16時半頃、入所していた施設から「歯医者さんにいくわー」と言い残して外出。そのまま戻らず
22時半、入所施設が大阪府警ヨドガワ署に保護願い

■2001年7月17日
父・テルオさんが19時ごろ、自宅近くでノノ子たん発見。
テルオさんより入所施設に「うちのクソガキ、見つけましたわ。しばらく自宅で過ごします」と電話。

■2001年7月18日・19日
ノノ子たん「体調がむっちゃわるいわー。だるー」という理由で学校お休み。19日は学校1学期の終業式。

■2001年7月20日
夏休み開始。ノノ子たん、そのまま自宅に一旦戻る。

<つづく>






■2004/10/25 (月)  第一章〜許されざる者 18 「風景」

※この物語は、実話をもとにしたフィクションです。
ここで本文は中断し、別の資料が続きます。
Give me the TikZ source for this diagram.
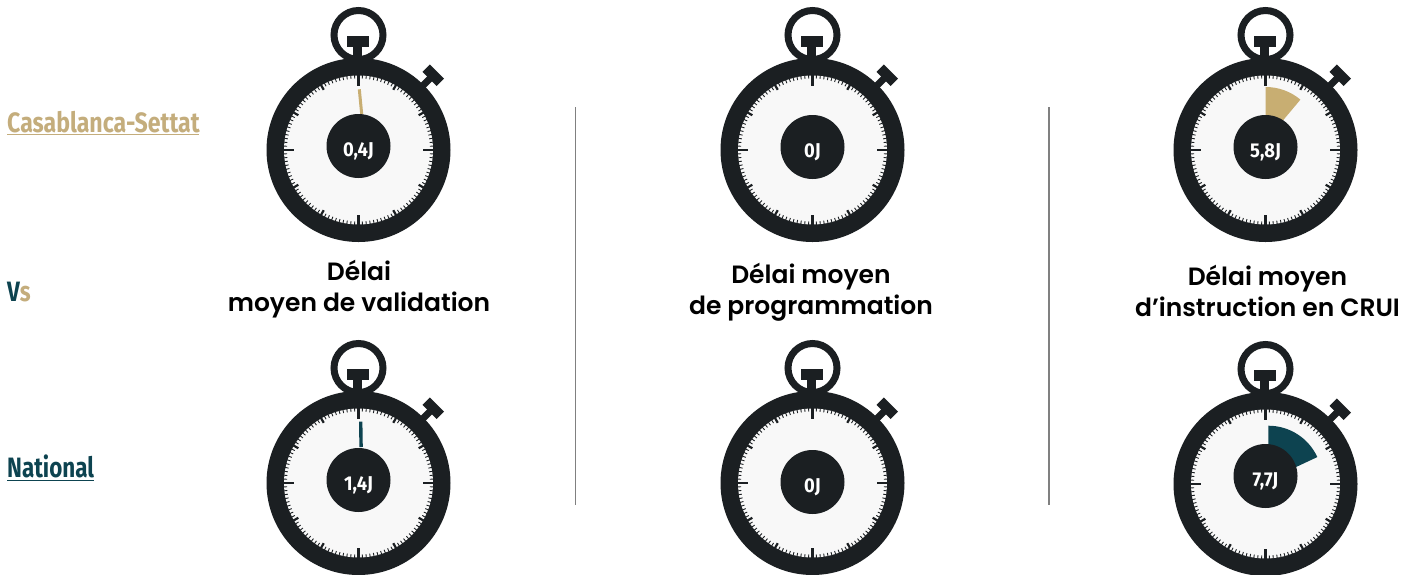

8割2分くらいまでが妄想です。

 ノノ子たんは同時に、家出常習者でもありました。
 
 施設に入っているときでさえ、無断外泊を繰り返しています。

 それに同道したのは、前回上げたひろえたんを含む、転校する前の小学校時代のお友達6人組
 ノノ子たんを含む彼女らは皆、東ヨド川区●光の公営住宅、もしくはその近辺に居住していました。
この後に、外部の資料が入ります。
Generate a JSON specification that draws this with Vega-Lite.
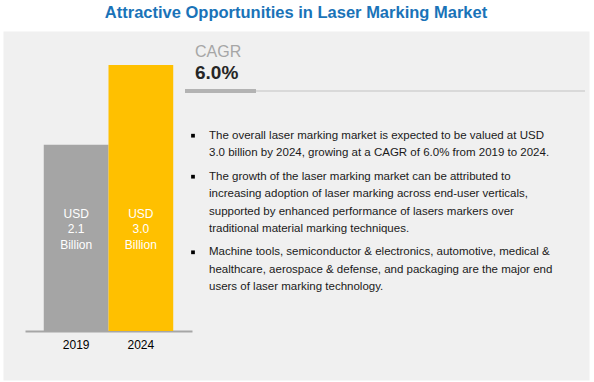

 その公営住宅は築50年は余裕でいってる、年期の入ったものです。
 元々は白壁だったのでしょうが、50年分の風雨がそれをまだらにドス黒く染めています。
 そんな4階建ての建物がぱらぱらと並び、バルコニーのないそれらの窓の内側にはパッチやステテコなどがブラ下がっているのが見えます。中央には背の高い給水塔があり、建物と建物の間には、鉄棒とかジャングルジムなどが申し訳程度に設置された埃っぽい広場。すぐ歩けば淀川の堤防で、それを登って河原に目をやればなかなかのよい眺めです。

 しかし振り返って公営住宅に目をやると…なんだかブルーな気分

 …なんといいますか、ショボンとして活気がないのですね。そんなふうに思うのは、わたくしがノノ子たんの事件を頭に置いて、その風景を見ているからでしょうか?
 
 事件のほぼ5ヶ月後発売の「新潮45」11月号に掲載された中尾幸司さんのルポ『修羅の家』(「殺ったのはおまえだ/修羅となりし者たち、宿命の9事件」新潮45編集部 編 新潮文庫 に“高速道路で轢死した少女が夢見た「家族の情景」”と改題して収録) にも、さらに2年後に発売された、ルポライター 宮淑子さんの手による『黙りこくる少女たち/教室の中の「性」と「聖」』(2003年7月発売 講談社)にも、その公団の風景の描写があります。
 先の中尾さんの描写では、ややブンガク入っててこってり風味であり、後の宮さんの方はいささかアッサリし過ぎているのですが、わたくしの目には、ちょうどその中間くらいの風景に映りました。
 
 確かに、12〜13歳の少女たちには、いささかシンケ臭い風景でしょう。
 20分もウロウロすれば、もはや見るべきものはなにも無くなってしまいました。